[Charts and diagrams as code]
-- BEGIN --

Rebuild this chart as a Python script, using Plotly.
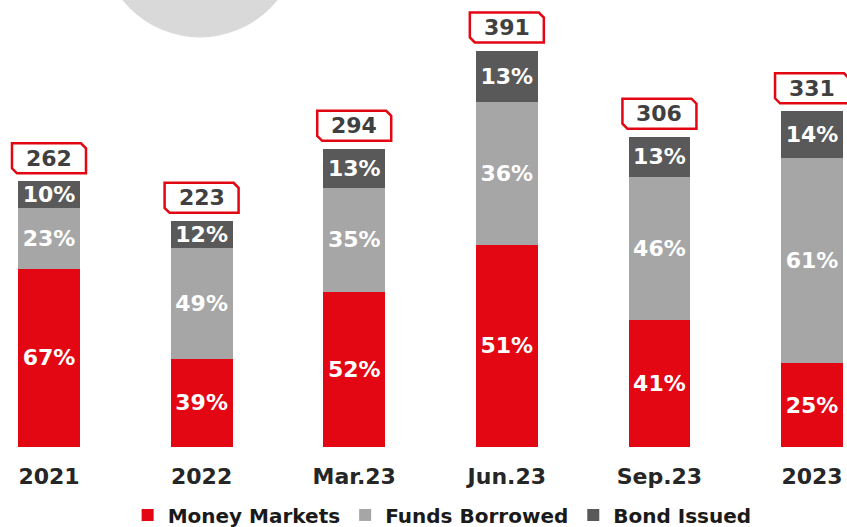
import plotly.graph_objects as go

categories = ["2021", "2022", "Mar.23", "Jun.23", "Sep.23", "2023"]
totals = [262, 223, 294, 391, 306, 331]
money_markets_pct = [67, 39, 52, 51, 41, 25]
funds_borrowed_pct = [23, 49, 35, 36, 46, 61]
bond_issued_pct = [10, 12, 13, 13, 13, 14]

RED = "#E30613"
LGRAY = "#A6A6A6"
DGRAY = "#595959"
TXT = "#404040"
FONT = "Tahoma, Verdana, DejaVu Sans, sans-serif"

def seg(pcts):
    return [t * p / 100 for t, p in zip(totals, pcts)]

fig = go.Figure()
for name, pcts, col in [("Money Markets", money_markets_pct, RED),
                        ("Funds Borrowed", funds_borrowed_pct, LGRAY),
                        ("Bond Issued", bond_issued_pct, DGRAY)]:
    fig.add_trace(go.Bar(
        x=list(range(len(categories))), y=seg(pcts), name=f"<b>{name}</b>",
        marker=dict(color=col, line=dict(width=0)),
        text=[f"<b>{p}%</b>" for p in pcts], textposition="inside",
        insidetextanchor="middle", constraintext="none",
        textfont=dict(color="white", size=22, family=FONT),
        width=0.405, hoverinfo="skip"))

# chamfered label box (style only, anchored to each total)
BOX = "M-32,8 L37,8 L37,33 L32,38 L-37,38 L-37,13 Z"
for i, t in enumerate(totals):
    fig.add_shape(type="path", xref="x", yref="y", xsizemode="pixel", ysizemode="pixel",
                  xanchor=i, yanchor=t, path=BOX, fillcolor="white",
                  line=dict(color=RED, width=2.5), layer="above")
    fig.add_annotation(x=i, y=t, text=f"<b>{t}</b>", showarrow=False,
                       xref="x", yref="y", yanchor="middle", yshift=23,
                       font=dict(size=22, color=TXT, family=FONT))

fig.add_shape(type="circle", xref="paper", yref="paper", layer="below",
              x0=(200 - 99) / 847, x1=(200 + 99) / 847,
              y0=1 + 61.6 / 447 - 99 / 447, y1=1 + 61.6 / 447 + 99 / 447,
              fillcolor="#D9D9D9", line=dict(width=0))

fig.update_layout(
    barmode="stack", width=847, height=527,
    margin=dict(l=0, r=0, t=0, b=80, autoexpand=False),
    paper_bgcolor="white", plot_bgcolor="white",
    font=dict(family=FONT, color=TXT),
    showlegend=True,
    legend=dict(orientation="h", x=0.522, xanchor="center", y=-0.152, yanchor="middle",
                font=dict(size=20, color="#1A1A1A", family=FONT),
                itemwidth=30, traceorder="normal", itemclick=False),
    xaxis=dict(range=[-0.321, 5.229], showgrid=False, zeroline=False, showline=False,
               ticks="", tickfont=dict(size=22, color="#262626", family=FONT),
               tickvals=list(range(len(categories))),
               ticktext=[f"<b>{c}</b>" for c in categories],
               ticklabelstandoff=14, fixedrange=True, automargin=False),
    yaxis=dict(range=[0, 440.8], visible=False, fixedrange=True),
)

fig.write_html("out.html", config={"displayModeBar": False},
               post_script="document.body.style.margin='0';document.body.style.overflow='hidden';")
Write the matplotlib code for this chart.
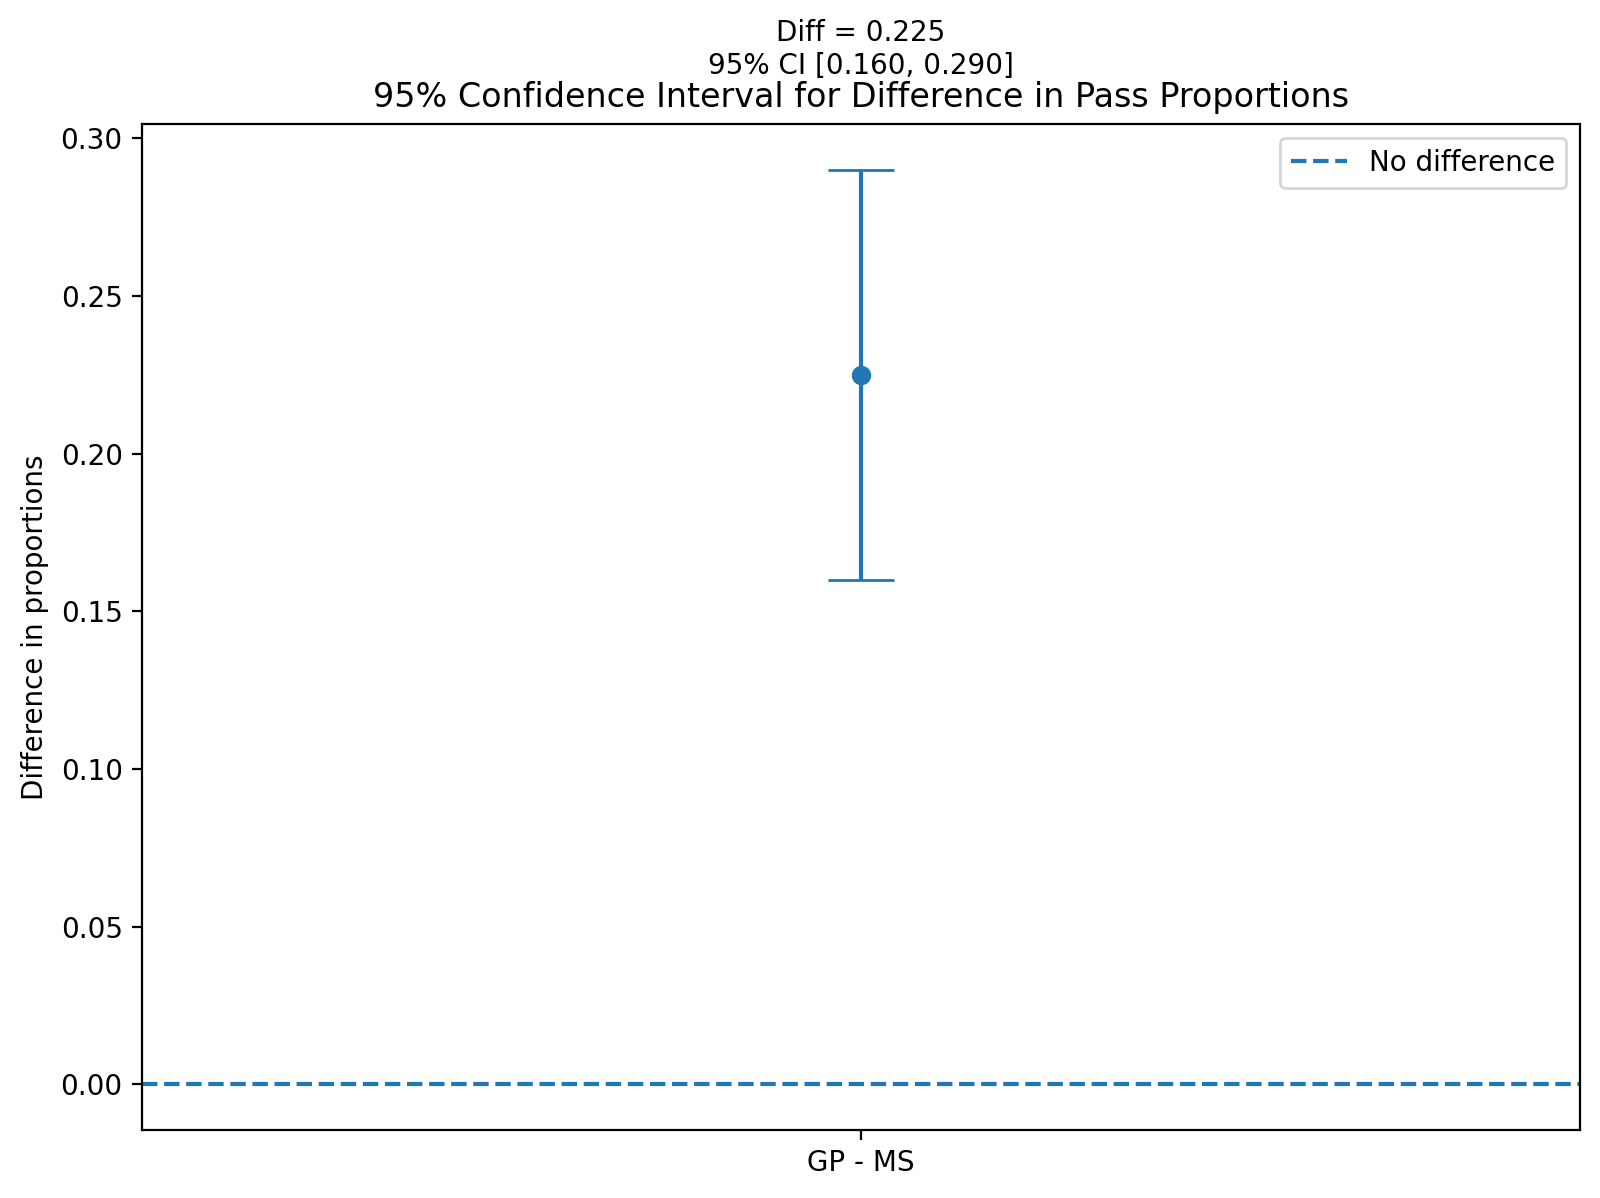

-- END --

Your task is to reproduce the entries above word for word, from the first line through the line with "import plotly.graph_objects as go", and please leave out any pictures.

Rebuild this chart as a Python script, using Plotly.
import plotly.graph_objects as go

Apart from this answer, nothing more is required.